Age-associated inflammation is a major contributor to cognitive decline, with tumour necrosis factor (TNF) identified as a key mediator. Previous studies have reported that aged male mice with whole-body genetic ablation of TNF (TNF knockout; TNFKO) exhibit improved spatial learning and memory compared to aged wild-type (WT) mice. In the central nervous system, TNF is primarily produced by activated microglia. We hypothesized that TNF-dependent changes in microglial density and morphology in the hippocampus contribute to impaired learning and memory performance in aged WT mice compared to aged TNFKO mice. We used the automated IntelliCage system to assess exploration, spatial learning, and cognitive flexibility in young (<6 months) and aged (>18 months) WT C57BL/6J and TNFKO mice. Coronal brain sections were stained for Iba1 and TMEM119 to distinguish microglia from infiltrating macrophages. Microglial density and morphology were quantified in the hippocampus. Gene expression changes associated with neuroinflammation were assessed using the NanoString Neuroinflammation Panel.
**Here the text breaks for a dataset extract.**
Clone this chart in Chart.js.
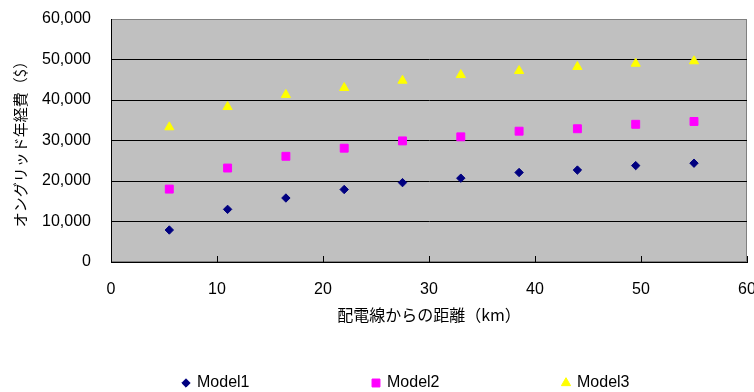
<!DOCTYPE html>
<html>
<head>
<meta charset="utf-8">
<script src="https://cdn.jsdelivr.net/npm/chart.js@4/dist/chart.umd.min.js"></script>
<style>
  html, body { margin: 0; padding: 0; background: #ffffff; }
  #wrap { width: 754px; height: 392px; }
</style>
</head>
<body>
<div id="wrap"><canvas id="c" width="754" height="392"></canvas></div>
<script>
// Distance from the distribution line (km)
const distanceKm = [5.5, 11, 16.5, 22, 27.5, 33, 38.5, 44, 49.5, 55];
// Annual on-grid cost ($) per model
const model1 = [7900, 13000, 15800, 17900, 19600, 20700, 22100, 22700, 23800, 24400];
const model2 = [18000, 23200, 26100, 28100, 29900, 30900, 32300, 32900, 34000, 34700];
const model3 = [33300, 38300, 41300, 43000, 44800, 46200, 47200, 48200, 49000, 49600];
const seriesNames = ['Model1', 'Model2', 'Model3'];
const xTitle = '配電線からの距離（km）';
const yTitle = 'オングリッド年経費（$）';

const toPoints = ys => ys.map((y, i) => ({ x: distanceKm[i], y }));

Chart.defaults.font.family = "'Liberation Sans', Arial, 'Noto Sans CJK JP', sans-serif";
Chart.defaults.font.size = 16;
Chart.defaults.color = '#000000';

// Grey plotting area with a thin grey frame
const plotBackground = {
  id: 'plotBackground',
  beforeDraw(chart) {
    const { ctx, chartArea: a } = chart;
    ctx.save();
    ctx.fillStyle = '#C0C0C0';
    ctx.fillRect(a.left, a.top, a.right - a.left, a.bottom - a.top);
    ctx.strokeStyle = '#808080';
    ctx.lineWidth = 1;
    ctx.strokeRect(a.left + 0.5, a.top + 0.5, a.right - a.left - 1, a.bottom - a.top - 1);
    ctx.restore();
  }
};

// Legend row along the bottom edge
const bottomLegend = {
  id: 'bottomLegend',
  afterDraw(chart) {
    const { ctx } = chart;
    const markerX = [186, 376, 566];
    const y = 383;
    ctx.save();
    chart.data.datasets.forEach((ds, i) => {
      const style = {
        pointStyle: ds.pointStyle,
        radius: ds.pointRadius,
        rotation: 0,
        borderWidth: ds.pointBorderWidth
      };
      ctx.fillStyle = ds.pointBackgroundColor;
      ctx.strokeStyle = ds.pointBorderColor;
      ctx.lineWidth = ds.pointBorderWidth;
      Chart.helpers.drawPoint(ctx, style, markerX[i], y);
      ctx.fillStyle = '#000000';
      ctx.font = "16px 'Liberation Sans', Arial, sans-serif";
      ctx.textBaseline = 'middle';
      ctx.textAlign = 'left';
      ctx.fillText(ds.label, markerX[i] + 11, y);
    });
    ctx.restore();
  }
};

const mk = (label, data, style, color, radius) => ({
  label,
  data: toPoints(data),
  showLine: false,
  pointStyle: style,
  pointRadius: radius,
  pointHoverRadius: radius,
  pointBorderWidth: 1,
  pointBackgroundColor: color,
  pointBorderColor: color
});

new Chart(document.getElementById('c'), {
  type: 'scatter',
  data: {
    datasets: [
      mk(seriesNames[0], model1, 'rectRot', '#000080', 4.2),
      mk(seriesNames[1], model2, 'rect', '#FF00FF', 5.6),
      mk(seriesNames[2], model3, 'triangle', '#FFFF00', 5.3)
    ]
  },
  options: {
    responsive: false,
    animation: false,
    devicePixelRatio: 1,
    layout: { padding: { top: 19, right: 7, bottom: 60, left: 0 } },
    plugins: {
      legend: { display: false },
      tooltip: { enabled: false }
    },
    scales: {
      x: {
        type: 'linear',
        min: 0, max: 60,
        ticks: { stepSize: 10, padding: 24, maxRotation: 0, font: { size: 16 } },
        grid: { drawOnChartArea: false, drawTicks: true, tickLength: -6, color: '#000000' },
        border: { color: '#000000', width: 1 },
        title: {
          display: true, text: xTitle,
          font: { size: 16, family: "'Noto Sans CJK JP', sans-serif" },
          padding: { top: 0, bottom: 7 }
        },
        afterFit(s) { s.height = 70; s.paddingLeft = 0; s.paddingRight = 0; }
      },
      y: {
        type: 'linear',
        min: 0, max: 60000,
        ticks: {
          stepSize: 10000, padding: 20, font: { size: 16 },
          callback: v => Number(v).toLocaleString('en-US')
        },
        grid: {
          drawTicks: false,
          color: c => (c.tick && c.tick.value === 60000) ? '#808080' : '#000000'
        },
        border: { color: '#000000', width: 1 },
        title: {
          display: true, text: yTitle,
          font: { size: 15, family: "'Noto Sans CJK JP', sans-serif" },
          padding: { top: 11, bottom: 0 }
        },
        afterFit(s) { s.width = 111; s.paddingTop = 0; s.paddingBottom = 0; }
      }
    }
  },
  plugins: [plotBackground, bottomLegend]
});
</script>
</body>
</html>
Aged TNFKO male mice showed improved performance in cognitive flexibility tasks compared to aged WT mice. Preliminary analyses indicate that TNF contributes to increased microglial density without significant changes in microglial morphology. NanoString analysis revealed increased complement pathway expression under chronic TNF conditions, suggesting enhanced synaptic pruning. These findings, supported by data from the Canadian Longitudinal Study on Aging linking elevated TNF levels to poorer memory and executive function, suggest that TNF-driven microglial alterations may contribute to age-related impairments in cognitive flexibility in older adults.